#### [TASK BRIEF]
Pictures are to be left out. Copy exactly the lines from the one containing "Recreate this image" to the one containing "Pie, Cell, Legend", both ends kept.
+++ INPUT
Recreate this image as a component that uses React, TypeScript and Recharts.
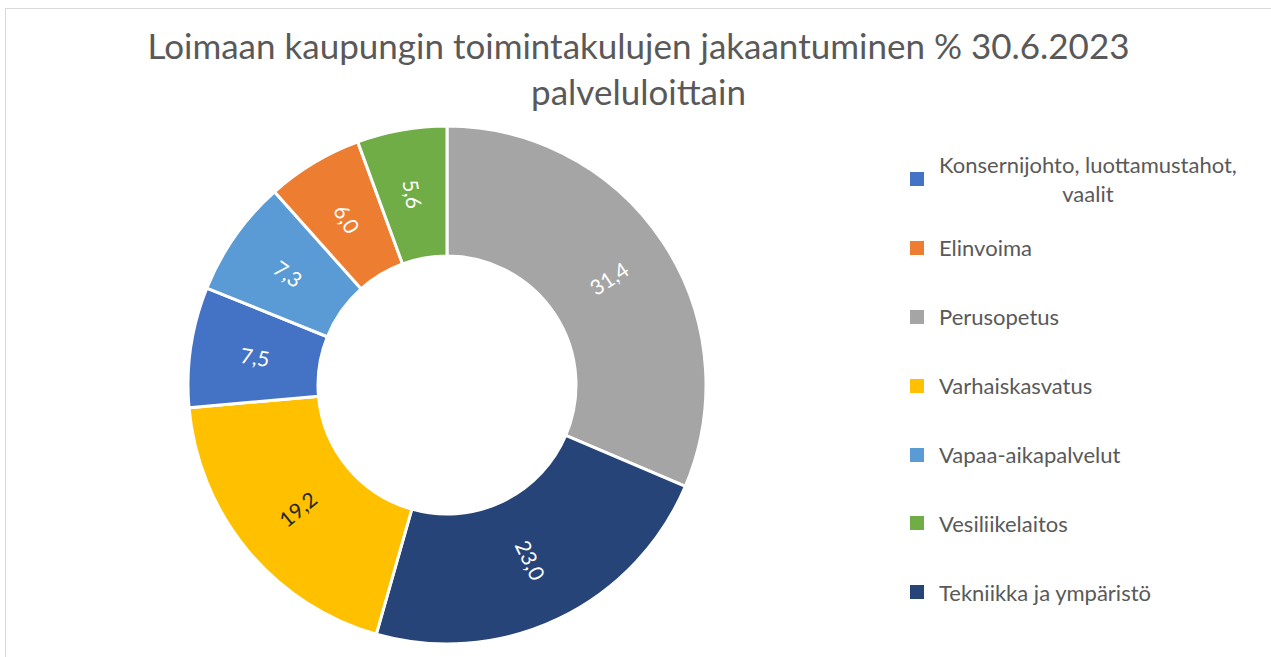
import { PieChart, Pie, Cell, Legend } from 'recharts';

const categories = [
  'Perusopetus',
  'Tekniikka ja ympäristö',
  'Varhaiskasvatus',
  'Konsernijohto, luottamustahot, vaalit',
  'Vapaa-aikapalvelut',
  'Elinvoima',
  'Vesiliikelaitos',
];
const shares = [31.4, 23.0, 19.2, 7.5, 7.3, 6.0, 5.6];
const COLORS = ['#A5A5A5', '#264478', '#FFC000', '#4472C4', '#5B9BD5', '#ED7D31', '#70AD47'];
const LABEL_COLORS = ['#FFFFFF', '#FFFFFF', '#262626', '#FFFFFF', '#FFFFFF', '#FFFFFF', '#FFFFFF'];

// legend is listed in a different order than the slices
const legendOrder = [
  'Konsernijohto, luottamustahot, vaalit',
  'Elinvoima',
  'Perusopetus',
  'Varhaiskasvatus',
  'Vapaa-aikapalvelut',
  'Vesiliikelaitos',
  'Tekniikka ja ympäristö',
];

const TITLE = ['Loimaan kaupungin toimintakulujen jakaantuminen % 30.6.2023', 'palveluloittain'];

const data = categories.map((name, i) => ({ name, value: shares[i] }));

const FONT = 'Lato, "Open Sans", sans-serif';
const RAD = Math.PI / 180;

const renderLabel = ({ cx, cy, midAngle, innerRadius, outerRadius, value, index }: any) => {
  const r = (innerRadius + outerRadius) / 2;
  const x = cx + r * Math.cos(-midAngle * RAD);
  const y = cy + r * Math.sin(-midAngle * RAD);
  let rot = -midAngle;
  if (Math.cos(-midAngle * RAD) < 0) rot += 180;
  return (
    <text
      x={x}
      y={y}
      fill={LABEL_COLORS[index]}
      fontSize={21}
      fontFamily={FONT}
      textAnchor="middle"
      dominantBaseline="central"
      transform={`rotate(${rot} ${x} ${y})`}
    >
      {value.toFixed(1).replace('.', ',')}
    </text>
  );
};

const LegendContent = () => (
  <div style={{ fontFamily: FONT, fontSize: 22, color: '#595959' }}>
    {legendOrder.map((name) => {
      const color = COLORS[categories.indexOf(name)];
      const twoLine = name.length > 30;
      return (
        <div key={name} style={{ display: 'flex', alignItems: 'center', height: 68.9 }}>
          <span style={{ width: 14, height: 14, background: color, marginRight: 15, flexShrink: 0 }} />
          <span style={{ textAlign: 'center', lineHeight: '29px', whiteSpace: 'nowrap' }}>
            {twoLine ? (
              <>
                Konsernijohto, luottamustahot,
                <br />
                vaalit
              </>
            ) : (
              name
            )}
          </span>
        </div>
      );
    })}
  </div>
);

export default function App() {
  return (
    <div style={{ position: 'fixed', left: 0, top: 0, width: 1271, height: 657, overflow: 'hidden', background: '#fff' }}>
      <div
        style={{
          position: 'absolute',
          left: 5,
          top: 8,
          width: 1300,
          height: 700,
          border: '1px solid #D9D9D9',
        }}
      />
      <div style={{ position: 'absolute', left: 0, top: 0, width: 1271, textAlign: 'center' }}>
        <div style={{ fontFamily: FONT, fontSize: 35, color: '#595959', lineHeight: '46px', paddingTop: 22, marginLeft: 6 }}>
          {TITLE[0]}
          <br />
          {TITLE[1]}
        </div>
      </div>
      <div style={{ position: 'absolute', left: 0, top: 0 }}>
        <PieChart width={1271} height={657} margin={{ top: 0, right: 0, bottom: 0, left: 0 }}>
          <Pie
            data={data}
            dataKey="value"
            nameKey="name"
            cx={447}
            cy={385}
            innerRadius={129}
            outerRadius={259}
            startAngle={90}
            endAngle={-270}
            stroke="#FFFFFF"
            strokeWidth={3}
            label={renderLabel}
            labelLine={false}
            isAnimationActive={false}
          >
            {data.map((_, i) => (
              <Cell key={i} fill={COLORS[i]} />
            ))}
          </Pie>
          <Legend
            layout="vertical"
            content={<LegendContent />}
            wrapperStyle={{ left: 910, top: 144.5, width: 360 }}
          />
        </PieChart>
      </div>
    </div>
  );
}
++++++
+++ INPUT
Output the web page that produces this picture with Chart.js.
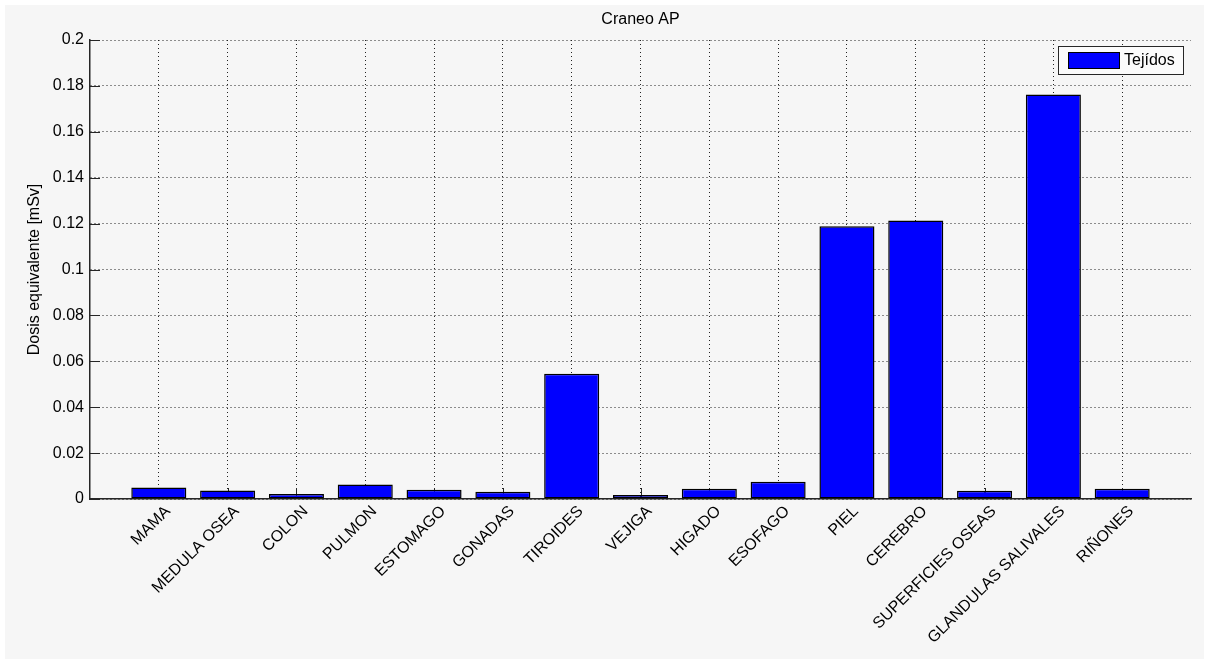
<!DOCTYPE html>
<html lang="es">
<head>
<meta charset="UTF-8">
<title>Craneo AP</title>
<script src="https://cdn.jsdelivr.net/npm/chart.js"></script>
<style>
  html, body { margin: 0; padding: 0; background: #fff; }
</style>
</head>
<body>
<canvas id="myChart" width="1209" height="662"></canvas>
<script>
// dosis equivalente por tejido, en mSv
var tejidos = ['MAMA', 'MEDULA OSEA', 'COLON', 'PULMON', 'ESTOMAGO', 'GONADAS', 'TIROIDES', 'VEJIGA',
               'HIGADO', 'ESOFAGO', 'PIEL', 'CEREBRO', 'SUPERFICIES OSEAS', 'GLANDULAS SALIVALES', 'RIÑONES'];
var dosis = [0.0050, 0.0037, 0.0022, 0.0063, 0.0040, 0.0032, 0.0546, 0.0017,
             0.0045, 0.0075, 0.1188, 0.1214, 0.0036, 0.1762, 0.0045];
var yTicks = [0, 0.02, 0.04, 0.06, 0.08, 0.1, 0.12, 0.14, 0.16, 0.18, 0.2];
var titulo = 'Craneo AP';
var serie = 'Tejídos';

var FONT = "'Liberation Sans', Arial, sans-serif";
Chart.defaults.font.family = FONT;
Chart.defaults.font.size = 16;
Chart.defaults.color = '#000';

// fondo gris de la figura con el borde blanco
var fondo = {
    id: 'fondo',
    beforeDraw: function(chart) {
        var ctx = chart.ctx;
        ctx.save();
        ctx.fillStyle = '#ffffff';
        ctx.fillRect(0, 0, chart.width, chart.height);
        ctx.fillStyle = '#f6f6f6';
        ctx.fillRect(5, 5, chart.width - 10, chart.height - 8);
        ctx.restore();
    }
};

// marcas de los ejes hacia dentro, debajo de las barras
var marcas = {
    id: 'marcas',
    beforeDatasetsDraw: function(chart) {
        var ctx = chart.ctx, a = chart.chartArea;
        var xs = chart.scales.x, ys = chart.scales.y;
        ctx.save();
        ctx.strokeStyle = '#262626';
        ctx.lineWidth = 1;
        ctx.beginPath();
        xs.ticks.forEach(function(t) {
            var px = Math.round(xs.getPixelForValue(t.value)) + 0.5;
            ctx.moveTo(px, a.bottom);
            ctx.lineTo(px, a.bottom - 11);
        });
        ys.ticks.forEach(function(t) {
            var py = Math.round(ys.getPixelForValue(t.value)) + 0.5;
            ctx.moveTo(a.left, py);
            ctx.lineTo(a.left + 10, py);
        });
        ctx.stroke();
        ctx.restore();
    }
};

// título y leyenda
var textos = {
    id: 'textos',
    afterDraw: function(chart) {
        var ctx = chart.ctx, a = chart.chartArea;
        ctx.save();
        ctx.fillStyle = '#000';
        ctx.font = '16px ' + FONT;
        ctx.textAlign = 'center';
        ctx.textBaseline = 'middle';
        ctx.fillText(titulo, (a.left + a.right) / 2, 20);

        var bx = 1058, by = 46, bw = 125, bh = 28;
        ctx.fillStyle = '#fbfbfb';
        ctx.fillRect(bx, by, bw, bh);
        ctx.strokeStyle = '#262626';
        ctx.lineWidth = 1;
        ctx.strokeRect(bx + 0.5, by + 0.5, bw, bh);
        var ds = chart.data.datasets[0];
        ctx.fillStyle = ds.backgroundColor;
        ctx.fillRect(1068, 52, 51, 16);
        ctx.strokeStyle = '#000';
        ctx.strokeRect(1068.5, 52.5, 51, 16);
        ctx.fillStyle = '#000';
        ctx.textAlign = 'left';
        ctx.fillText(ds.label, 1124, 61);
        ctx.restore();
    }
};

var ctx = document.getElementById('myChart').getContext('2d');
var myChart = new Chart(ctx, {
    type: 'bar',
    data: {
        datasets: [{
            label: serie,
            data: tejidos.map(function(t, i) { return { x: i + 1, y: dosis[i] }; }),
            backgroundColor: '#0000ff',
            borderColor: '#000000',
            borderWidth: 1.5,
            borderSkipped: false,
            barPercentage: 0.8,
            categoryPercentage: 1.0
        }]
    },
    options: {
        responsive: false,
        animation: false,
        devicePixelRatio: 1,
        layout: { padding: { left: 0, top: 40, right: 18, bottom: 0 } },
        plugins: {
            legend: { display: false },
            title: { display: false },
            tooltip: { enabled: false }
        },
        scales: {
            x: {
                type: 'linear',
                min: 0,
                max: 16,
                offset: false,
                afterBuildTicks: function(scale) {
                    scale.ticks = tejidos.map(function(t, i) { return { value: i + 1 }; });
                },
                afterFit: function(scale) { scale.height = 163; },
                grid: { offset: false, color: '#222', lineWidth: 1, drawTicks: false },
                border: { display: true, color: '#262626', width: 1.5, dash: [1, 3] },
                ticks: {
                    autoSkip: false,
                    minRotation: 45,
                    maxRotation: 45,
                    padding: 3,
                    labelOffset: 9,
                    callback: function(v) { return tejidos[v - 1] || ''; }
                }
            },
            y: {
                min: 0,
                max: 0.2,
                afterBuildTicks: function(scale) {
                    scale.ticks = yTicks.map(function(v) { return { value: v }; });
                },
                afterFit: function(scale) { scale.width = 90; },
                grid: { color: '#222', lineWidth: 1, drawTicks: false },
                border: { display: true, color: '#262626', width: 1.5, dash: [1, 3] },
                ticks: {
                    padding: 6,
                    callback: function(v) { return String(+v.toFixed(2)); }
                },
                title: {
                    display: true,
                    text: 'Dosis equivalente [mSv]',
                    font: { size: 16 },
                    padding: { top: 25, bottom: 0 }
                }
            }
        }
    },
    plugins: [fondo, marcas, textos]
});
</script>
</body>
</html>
++++++
#### [COMPLETE OUTPUT]
Recreate this image as a component that uses React, TypeScript and Recharts.
import { PieChart, Pie, Cell, Legend } from 'recharts';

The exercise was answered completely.